§ **Work to do**
The records below hold a stretch from the line with "Output the web" through the line with "const yTicks = [0, 0.5, 1, 1.5, 2, 2.5, 3, 3.5];"; return exactly those lines, ends included, and nothing more.
#####
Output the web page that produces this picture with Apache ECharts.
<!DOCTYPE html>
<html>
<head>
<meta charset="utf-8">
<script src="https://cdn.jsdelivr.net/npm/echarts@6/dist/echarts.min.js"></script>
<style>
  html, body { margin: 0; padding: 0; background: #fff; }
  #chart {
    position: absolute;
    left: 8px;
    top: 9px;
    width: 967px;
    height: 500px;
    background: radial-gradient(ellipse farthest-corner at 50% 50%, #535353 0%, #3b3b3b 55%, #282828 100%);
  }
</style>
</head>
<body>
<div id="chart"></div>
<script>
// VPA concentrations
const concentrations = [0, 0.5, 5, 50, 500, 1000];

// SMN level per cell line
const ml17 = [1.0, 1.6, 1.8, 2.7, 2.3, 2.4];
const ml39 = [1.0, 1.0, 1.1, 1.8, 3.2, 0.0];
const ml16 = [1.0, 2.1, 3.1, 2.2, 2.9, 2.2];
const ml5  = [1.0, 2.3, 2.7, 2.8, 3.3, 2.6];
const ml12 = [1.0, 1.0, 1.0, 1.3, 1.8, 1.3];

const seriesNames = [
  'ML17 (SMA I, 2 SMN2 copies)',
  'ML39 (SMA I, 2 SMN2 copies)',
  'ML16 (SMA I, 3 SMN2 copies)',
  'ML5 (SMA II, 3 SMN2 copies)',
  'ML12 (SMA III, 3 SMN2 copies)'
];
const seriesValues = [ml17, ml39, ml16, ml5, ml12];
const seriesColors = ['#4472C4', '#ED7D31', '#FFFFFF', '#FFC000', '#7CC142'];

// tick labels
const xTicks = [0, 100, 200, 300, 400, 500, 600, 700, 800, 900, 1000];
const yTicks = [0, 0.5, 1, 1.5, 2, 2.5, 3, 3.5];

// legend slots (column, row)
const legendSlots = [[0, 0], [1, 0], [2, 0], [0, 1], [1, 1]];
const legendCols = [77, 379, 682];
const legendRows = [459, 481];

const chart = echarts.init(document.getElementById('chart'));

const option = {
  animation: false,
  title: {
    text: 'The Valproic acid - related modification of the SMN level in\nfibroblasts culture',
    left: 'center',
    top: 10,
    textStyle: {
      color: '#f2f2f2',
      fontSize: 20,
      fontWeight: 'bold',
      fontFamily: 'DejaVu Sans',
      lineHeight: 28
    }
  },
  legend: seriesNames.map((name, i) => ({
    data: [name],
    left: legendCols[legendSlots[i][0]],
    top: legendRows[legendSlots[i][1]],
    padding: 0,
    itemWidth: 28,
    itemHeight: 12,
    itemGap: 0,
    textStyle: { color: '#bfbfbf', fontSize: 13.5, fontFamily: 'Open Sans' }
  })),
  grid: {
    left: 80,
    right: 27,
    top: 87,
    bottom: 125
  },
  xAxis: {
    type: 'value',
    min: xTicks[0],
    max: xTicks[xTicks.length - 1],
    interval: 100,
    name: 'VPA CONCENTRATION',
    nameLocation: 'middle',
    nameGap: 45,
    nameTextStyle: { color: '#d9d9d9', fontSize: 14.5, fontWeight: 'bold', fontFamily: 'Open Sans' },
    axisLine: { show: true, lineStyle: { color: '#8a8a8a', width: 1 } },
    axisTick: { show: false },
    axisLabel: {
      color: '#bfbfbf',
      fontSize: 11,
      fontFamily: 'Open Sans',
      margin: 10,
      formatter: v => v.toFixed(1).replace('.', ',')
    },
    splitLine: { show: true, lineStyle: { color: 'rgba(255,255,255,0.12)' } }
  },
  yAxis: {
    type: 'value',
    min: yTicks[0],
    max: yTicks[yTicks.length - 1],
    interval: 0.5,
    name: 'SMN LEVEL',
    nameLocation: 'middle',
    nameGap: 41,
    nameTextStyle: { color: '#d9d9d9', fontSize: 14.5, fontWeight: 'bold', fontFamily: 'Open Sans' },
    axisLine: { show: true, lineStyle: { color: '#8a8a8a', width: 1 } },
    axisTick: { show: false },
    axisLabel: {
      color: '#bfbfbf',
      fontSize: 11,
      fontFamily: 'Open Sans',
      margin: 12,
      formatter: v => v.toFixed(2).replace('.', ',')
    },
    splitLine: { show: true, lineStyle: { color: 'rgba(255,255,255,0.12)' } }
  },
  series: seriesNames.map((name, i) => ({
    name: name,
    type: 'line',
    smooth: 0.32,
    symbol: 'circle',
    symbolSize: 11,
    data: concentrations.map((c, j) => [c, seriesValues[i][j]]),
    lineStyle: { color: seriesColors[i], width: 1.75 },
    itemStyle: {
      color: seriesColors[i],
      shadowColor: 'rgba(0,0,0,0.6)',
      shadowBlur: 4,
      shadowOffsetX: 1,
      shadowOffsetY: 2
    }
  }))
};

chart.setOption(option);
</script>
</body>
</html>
#####
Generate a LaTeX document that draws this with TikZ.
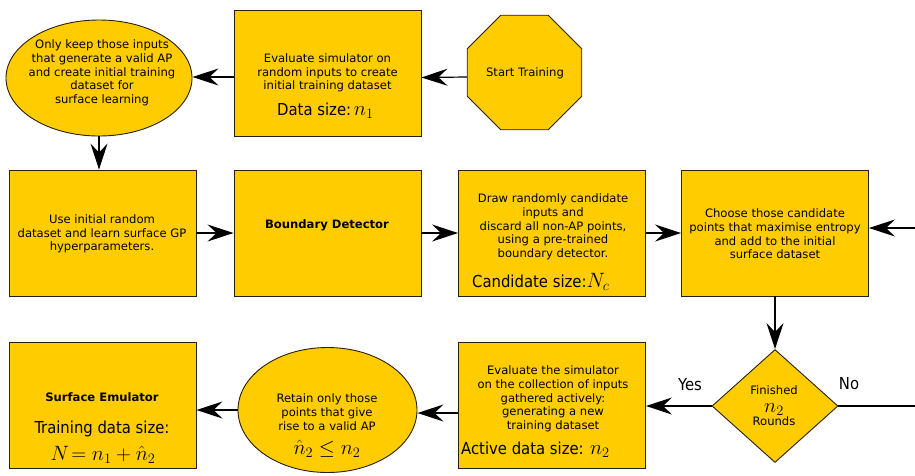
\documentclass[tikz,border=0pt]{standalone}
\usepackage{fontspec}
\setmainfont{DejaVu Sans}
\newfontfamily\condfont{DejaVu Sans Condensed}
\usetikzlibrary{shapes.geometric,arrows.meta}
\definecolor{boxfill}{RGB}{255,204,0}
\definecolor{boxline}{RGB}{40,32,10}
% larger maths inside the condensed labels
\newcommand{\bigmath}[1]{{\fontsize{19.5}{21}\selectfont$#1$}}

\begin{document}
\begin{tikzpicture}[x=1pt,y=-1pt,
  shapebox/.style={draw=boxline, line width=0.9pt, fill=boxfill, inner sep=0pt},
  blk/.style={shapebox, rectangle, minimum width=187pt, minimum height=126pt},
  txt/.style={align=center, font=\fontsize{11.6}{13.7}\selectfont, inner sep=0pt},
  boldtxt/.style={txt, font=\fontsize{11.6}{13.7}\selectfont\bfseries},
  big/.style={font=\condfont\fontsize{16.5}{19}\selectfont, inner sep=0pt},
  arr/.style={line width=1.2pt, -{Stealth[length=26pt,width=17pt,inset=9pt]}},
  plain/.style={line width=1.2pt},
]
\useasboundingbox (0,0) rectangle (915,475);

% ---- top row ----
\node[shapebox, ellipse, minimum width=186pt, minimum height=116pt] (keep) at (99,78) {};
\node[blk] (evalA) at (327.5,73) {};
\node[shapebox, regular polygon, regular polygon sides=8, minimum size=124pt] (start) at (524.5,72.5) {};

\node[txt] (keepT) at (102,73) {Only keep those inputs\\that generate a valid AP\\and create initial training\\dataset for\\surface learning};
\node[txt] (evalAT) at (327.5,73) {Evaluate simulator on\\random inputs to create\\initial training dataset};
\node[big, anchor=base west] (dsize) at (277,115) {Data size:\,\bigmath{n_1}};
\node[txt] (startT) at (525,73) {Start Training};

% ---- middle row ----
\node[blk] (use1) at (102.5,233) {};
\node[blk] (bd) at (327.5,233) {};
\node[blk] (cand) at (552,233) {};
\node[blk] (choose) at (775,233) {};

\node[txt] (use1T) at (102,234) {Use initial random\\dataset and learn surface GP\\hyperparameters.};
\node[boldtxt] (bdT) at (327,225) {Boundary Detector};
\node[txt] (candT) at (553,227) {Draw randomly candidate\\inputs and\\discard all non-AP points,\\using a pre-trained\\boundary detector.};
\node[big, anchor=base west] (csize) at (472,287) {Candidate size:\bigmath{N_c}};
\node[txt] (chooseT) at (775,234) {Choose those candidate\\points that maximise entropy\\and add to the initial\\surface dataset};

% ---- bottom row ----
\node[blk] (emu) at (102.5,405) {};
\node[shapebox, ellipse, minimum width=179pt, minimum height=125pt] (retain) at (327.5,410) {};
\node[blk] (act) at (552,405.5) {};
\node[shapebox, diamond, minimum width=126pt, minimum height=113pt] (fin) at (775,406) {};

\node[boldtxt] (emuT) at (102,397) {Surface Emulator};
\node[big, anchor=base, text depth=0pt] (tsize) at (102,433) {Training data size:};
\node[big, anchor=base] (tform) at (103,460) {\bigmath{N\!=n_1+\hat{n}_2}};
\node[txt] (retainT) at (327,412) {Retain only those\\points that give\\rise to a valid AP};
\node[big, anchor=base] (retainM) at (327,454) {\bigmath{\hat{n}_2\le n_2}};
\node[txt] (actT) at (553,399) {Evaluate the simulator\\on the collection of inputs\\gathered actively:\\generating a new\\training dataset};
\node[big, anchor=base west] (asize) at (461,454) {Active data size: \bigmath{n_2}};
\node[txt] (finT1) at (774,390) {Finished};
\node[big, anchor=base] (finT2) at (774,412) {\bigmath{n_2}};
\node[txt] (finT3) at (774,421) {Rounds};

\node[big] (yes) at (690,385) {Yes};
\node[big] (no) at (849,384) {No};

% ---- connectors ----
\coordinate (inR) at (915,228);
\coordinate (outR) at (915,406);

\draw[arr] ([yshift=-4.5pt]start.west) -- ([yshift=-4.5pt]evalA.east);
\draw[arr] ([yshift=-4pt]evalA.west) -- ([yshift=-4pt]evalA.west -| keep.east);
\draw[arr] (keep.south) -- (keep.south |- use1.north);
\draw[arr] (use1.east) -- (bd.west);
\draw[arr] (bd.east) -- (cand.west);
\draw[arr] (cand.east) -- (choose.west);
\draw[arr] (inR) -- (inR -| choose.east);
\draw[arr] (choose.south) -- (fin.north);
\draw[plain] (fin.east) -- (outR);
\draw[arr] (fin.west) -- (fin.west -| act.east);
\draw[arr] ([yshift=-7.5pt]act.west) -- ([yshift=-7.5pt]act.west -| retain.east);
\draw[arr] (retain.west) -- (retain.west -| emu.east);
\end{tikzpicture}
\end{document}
#####
§ **Exercise output**
Output the web page that produces this picture with Apache ECharts.
<!DOCTYPE html>
<html>
<head>
<meta charset="utf-8">
<script src="https://cdn.jsdelivr.net/npm/echarts@6/dist/echarts.min.js"></script>
<style>
  html, body { margin: 0; padding: 0; background: #fff; }
  #chart {
    position: absolute;
    left: 8px;
    top: 9px;
    width: 967px;
    height: 500px;
    background: radial-gradient(ellipse farthest-corner at 50% 50%, #535353 0%, #3b3b3b 55%, #282828 100%);
  }
</style>
</head>
<body>
<div id="chart"></div>
<script>
// VPA concentrations
const concentrations = [0, 0.5, 5, 50, 500, 1000];

// SMN level per cell line
const ml17 = [1.0, 1.6, 1.8, 2.7, 2.3, 2.4];
const ml39 = [1.0, 1.0, 1.1, 1.8, 3.2, 0.0];
const ml16 = [1.0, 2.1, 3.1, 2.2, 2.9, 2.2];
const ml5  = [1.0, 2.3, 2.7, 2.8, 3.3, 2.6];
const ml12 = [1.0, 1.0, 1.0, 1.3, 1.8, 1.3];

const seriesNames = [
  'ML17 (SMA I, 2 SMN2 copies)',
  'ML39 (SMA I, 2 SMN2 copies)',
  'ML16 (SMA I, 3 SMN2 copies)',
  'ML5 (SMA II, 3 SMN2 copies)',
  'ML12 (SMA III, 3 SMN2 copies)'
];
const seriesValues = [ml17, ml39, ml16, ml5, ml12];
const seriesColors = ['#4472C4', '#ED7D31', '#FFFFFF', '#FFC000', '#7CC142'];

// tick labels
const xTicks = [0, 100, 200, 300, 400, 500, 600, 700, 800, 900, 1000];
const yTicks = [0, 0.5, 1, 1.5, 2, 2.5, 3, 3.5];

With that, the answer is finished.